+++ SUPPLIED RECORDS

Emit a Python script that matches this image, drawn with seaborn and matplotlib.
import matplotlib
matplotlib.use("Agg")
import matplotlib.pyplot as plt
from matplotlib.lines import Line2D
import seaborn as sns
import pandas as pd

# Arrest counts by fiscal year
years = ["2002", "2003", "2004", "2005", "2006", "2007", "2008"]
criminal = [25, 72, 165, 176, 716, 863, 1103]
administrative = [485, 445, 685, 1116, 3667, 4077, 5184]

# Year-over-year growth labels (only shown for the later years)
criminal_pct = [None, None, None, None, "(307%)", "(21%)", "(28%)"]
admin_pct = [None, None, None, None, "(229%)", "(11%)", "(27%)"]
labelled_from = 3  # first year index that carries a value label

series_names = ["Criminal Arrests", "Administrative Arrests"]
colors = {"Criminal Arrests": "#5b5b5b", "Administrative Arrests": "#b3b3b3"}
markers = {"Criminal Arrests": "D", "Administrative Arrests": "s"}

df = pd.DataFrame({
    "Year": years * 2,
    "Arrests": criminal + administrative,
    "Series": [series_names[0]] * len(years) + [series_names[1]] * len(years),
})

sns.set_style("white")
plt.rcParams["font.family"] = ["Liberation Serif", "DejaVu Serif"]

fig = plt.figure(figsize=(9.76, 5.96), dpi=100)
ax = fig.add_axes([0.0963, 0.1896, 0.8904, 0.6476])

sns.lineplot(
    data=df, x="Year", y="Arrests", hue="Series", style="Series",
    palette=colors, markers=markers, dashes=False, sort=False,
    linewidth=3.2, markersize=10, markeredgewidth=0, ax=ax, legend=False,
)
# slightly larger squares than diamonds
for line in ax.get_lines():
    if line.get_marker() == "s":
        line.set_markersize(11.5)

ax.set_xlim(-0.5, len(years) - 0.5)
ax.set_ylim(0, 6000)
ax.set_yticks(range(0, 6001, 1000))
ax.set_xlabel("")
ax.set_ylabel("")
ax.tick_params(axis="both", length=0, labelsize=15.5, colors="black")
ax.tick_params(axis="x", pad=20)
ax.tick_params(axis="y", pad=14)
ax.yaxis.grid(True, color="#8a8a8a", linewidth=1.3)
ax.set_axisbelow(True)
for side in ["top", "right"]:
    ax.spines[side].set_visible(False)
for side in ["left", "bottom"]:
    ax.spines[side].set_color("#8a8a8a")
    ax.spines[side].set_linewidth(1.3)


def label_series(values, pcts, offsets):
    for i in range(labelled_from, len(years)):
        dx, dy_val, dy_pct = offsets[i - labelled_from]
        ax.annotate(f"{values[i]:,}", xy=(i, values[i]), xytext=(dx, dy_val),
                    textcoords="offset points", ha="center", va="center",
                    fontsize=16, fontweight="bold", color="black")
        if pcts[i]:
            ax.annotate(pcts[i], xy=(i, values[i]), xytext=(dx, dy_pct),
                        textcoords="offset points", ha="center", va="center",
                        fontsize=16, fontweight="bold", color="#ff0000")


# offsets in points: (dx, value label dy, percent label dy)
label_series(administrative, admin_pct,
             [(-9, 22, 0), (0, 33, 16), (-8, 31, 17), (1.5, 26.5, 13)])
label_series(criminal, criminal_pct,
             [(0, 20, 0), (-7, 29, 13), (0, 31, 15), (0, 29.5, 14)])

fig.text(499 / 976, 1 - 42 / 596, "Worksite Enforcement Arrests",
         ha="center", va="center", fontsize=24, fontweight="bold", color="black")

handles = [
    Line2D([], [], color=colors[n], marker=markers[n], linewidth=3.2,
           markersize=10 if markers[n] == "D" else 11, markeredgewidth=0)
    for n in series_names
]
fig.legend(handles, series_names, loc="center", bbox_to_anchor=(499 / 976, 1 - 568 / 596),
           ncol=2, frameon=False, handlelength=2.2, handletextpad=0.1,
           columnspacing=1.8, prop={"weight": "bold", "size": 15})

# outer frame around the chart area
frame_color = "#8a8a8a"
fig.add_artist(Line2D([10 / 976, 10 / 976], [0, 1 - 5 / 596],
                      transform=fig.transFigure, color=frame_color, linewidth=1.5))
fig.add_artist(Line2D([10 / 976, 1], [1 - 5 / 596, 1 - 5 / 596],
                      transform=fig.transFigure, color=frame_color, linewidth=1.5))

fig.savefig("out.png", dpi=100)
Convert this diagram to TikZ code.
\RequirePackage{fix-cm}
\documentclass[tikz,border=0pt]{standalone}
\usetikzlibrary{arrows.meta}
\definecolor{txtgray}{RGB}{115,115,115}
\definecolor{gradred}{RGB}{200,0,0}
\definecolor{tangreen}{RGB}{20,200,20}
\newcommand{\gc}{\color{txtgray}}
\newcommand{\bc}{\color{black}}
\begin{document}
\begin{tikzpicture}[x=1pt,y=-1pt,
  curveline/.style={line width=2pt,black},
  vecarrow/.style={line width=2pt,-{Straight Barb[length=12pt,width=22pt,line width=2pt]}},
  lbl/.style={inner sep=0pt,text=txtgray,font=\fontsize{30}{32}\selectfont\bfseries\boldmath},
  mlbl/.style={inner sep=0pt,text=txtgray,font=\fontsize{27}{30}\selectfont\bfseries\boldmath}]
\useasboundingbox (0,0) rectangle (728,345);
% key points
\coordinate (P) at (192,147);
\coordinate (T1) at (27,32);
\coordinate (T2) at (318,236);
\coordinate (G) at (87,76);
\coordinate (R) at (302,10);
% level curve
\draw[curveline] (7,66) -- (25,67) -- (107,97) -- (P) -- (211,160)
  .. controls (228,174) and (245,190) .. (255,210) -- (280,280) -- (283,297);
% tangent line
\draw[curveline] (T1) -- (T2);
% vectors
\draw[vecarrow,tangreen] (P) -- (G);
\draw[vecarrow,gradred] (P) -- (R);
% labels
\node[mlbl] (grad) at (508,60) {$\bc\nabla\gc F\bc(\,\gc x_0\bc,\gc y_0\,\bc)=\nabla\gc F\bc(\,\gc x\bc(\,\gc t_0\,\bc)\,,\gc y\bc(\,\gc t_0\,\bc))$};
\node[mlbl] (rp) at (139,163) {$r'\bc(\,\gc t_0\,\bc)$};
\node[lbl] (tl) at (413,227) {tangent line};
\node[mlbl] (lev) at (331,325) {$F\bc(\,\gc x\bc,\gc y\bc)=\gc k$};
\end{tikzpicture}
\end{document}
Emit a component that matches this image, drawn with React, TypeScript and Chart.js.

++++++

Look above and repeat, character for character, the lines from the first one to the line with "administrative = [485, 445, 685, 1116, 3667, 4077, 5184]", counting both.

Emit a Python script that matches this image, drawn with seaborn and matplotlib.
import matplotlib
matplotlib.use("Agg")
import matplotlib.pyplot as plt
from matplotlib.lines import Line2D
import seaborn as sns
import pandas as pd

# Arrest counts by fiscal year
years = ["2002", "2003", "2004", "2005", "2006", "2007", "2008"]
criminal = [25, 72, 165, 176, 716, 863, 1103]
administrative = [485, 445, 685, 1116, 3667, 4077, 5184]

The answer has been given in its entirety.